## Given instruction
Pull out of the data below the stretch of lines bounded by the one containing "Reproduce this chart" and the one containing "import * as", both bounds included, unchanged.

───── Given data ─────

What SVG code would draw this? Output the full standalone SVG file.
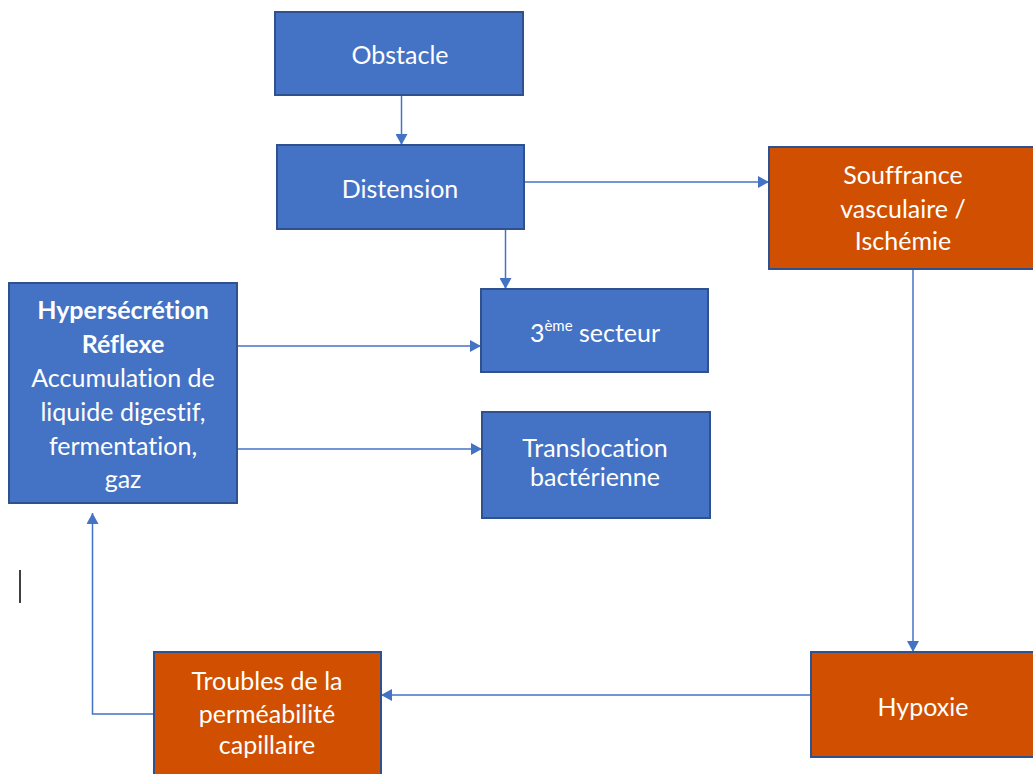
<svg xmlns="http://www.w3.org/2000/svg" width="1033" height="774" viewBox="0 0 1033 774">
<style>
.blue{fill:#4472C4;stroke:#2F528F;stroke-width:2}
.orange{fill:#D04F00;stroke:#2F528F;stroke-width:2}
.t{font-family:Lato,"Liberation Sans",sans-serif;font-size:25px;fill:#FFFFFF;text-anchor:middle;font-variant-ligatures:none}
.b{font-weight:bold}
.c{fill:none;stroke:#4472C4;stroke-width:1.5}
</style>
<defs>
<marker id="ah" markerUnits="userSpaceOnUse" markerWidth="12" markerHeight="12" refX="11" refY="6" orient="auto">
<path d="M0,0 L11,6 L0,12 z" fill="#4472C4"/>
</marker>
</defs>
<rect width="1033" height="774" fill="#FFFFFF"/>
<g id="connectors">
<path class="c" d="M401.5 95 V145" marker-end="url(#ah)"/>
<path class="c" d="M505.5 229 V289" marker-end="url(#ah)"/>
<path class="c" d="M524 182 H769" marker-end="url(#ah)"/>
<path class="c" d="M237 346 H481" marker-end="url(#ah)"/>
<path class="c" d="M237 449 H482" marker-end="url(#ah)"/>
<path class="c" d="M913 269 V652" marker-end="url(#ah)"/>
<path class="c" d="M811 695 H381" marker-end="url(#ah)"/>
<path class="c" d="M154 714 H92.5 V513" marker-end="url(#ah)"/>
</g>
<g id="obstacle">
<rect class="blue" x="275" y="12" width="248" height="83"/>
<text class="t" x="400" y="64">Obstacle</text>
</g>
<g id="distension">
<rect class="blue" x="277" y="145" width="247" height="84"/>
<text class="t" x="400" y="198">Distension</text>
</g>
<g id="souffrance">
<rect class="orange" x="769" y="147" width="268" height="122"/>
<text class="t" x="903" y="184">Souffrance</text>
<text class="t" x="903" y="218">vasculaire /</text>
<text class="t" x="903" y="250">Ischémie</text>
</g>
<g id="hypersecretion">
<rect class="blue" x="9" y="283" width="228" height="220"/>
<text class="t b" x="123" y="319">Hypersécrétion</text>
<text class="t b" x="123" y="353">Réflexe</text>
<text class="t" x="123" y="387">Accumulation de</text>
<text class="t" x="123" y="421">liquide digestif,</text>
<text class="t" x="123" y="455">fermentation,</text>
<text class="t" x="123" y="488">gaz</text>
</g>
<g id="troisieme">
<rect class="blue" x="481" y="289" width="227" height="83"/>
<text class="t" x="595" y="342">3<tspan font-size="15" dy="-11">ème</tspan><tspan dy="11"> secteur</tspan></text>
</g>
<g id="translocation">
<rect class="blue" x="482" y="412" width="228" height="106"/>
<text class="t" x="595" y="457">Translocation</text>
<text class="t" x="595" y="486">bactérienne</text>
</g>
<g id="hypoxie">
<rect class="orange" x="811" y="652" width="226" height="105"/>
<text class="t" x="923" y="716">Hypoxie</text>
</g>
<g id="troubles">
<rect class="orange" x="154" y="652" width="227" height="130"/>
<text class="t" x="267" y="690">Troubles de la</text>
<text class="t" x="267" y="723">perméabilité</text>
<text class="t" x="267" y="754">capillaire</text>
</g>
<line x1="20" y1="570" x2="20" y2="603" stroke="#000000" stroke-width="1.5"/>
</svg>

─────
───── Given data ─────

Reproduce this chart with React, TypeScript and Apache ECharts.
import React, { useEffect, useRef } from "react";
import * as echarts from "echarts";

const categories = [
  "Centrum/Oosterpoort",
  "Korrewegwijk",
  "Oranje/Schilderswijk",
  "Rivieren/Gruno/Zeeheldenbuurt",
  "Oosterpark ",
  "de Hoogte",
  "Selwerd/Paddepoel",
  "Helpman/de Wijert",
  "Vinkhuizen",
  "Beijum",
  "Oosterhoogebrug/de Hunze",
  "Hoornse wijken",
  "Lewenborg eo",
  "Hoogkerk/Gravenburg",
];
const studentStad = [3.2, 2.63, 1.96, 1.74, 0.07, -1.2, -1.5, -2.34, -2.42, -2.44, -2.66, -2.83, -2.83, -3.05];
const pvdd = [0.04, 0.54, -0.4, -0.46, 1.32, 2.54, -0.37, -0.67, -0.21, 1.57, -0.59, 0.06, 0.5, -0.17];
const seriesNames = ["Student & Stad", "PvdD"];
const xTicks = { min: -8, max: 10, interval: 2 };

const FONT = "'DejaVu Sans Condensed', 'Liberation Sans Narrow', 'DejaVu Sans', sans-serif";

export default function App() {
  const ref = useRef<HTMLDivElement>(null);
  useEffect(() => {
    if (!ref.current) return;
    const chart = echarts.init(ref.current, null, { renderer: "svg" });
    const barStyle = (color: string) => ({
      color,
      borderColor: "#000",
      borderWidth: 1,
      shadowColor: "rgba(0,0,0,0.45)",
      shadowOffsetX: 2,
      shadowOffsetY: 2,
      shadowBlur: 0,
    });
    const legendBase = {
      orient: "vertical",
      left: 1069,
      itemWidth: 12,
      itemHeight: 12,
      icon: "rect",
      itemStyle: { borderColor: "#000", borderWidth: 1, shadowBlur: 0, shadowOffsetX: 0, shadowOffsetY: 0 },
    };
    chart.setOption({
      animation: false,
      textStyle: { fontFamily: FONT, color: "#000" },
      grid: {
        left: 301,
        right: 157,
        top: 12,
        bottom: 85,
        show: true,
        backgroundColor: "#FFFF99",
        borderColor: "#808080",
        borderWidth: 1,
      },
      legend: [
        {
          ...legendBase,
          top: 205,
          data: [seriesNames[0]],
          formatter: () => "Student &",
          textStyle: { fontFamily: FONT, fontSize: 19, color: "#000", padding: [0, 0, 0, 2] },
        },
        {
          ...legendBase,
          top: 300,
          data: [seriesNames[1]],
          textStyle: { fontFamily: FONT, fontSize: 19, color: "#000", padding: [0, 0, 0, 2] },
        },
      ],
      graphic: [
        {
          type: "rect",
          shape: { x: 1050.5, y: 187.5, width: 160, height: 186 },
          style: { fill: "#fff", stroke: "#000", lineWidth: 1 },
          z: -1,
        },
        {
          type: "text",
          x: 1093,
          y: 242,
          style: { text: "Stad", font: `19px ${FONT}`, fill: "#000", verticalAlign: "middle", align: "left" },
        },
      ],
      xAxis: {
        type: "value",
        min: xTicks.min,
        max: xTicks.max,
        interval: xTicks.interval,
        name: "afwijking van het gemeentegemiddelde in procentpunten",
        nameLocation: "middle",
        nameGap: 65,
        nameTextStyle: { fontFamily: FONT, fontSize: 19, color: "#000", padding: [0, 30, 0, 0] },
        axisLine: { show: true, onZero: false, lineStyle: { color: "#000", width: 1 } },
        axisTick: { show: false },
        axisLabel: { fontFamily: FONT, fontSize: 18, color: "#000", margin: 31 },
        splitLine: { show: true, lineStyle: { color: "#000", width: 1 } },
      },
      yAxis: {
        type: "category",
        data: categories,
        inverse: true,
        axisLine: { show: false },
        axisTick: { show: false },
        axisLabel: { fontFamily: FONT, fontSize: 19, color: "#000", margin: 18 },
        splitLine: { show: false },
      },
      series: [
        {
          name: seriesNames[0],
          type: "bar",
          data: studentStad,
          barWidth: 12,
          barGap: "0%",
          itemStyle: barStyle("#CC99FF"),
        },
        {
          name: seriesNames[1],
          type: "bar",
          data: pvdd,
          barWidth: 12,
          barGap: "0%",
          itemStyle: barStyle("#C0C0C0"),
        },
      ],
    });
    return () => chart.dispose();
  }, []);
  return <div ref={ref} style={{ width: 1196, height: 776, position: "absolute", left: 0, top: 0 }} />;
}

─────

## Task result
Reproduce this chart with React, TypeScript and Apache ECharts.
import React, { useEffect, useRef } from "react";
import * as echarts from "echarts";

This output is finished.